Let’s keep our eyes skyward, or inward, wherever God is for us, and know that we are taken care of, complete in His infinite Grace. In His constellation of the universe and of creation – perspectives we cannot, in our human capacity, sense, grasp or understand, in this infinite, boundless, timeless creation of His, we are complete.
To prove this, there is one more thing I want to draw your attention to: After Miriam’s Error, the Israelites leave Mt. Sinai and head for Kadesh. Due to grumbling and moaning and disobedience, they wander for 38 years. In Numbers 20 we read of Miriam’s death. She and Moses and Aaron all die in the same year, on the brink of entry into the Promised land, 38 years of wandering have passed since the leprosy incident in our reading, 40 years in total since leaving Egypt. Moses views the promised land from Mt. Nebo, in what is now Jordan, near Amman.

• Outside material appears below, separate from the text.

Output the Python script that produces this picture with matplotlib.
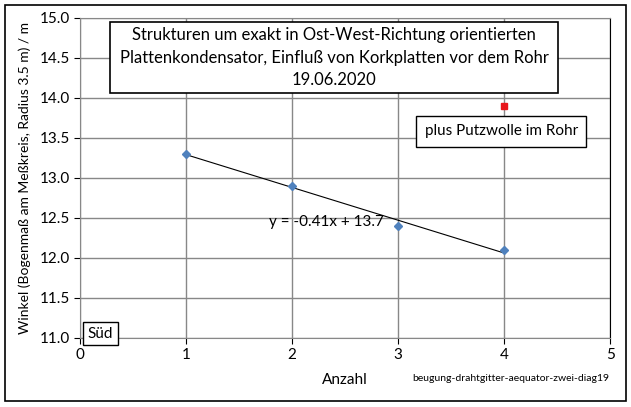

It overlooks Jericho. I have been there. The journey from Jebel Musa (traditional site of Mt. Sinai/Horeb) to Dahab on the east coast of Sinai, up the coast and across to Kadesh takes just 11 days on foot. The Israelites, after Miriam’s error, are on the brink of entering the Promised land. Moses is ready to lead them, but the people want to send spies ahead. Two men of faith return, but the people listen to the ten spies who predict gloom and doom. So God, and the good land are forgotten. Within 11 days walk of the promised land, a whole generation cuts itself off from all that was promised. They wander for 38 years, instead of arriving in 11 days.
Because we don’t see what we want, what we aim for, what we dream of, what we think we have a right to, right here, right now, we grumble. And compare. The desert with Egypt. One leader with the other leader. What he has with what I don’t have. Sometimes throwing a baby in a basket, into a river can end differently than expected. God’s ways are not our own. Comparisons are odious. Jesus says, Come to Me. Trust Me. The promised land is only 11 days away, not 38 years. His promises are just around the corner.
He carries us, His love like the river, when we come to God.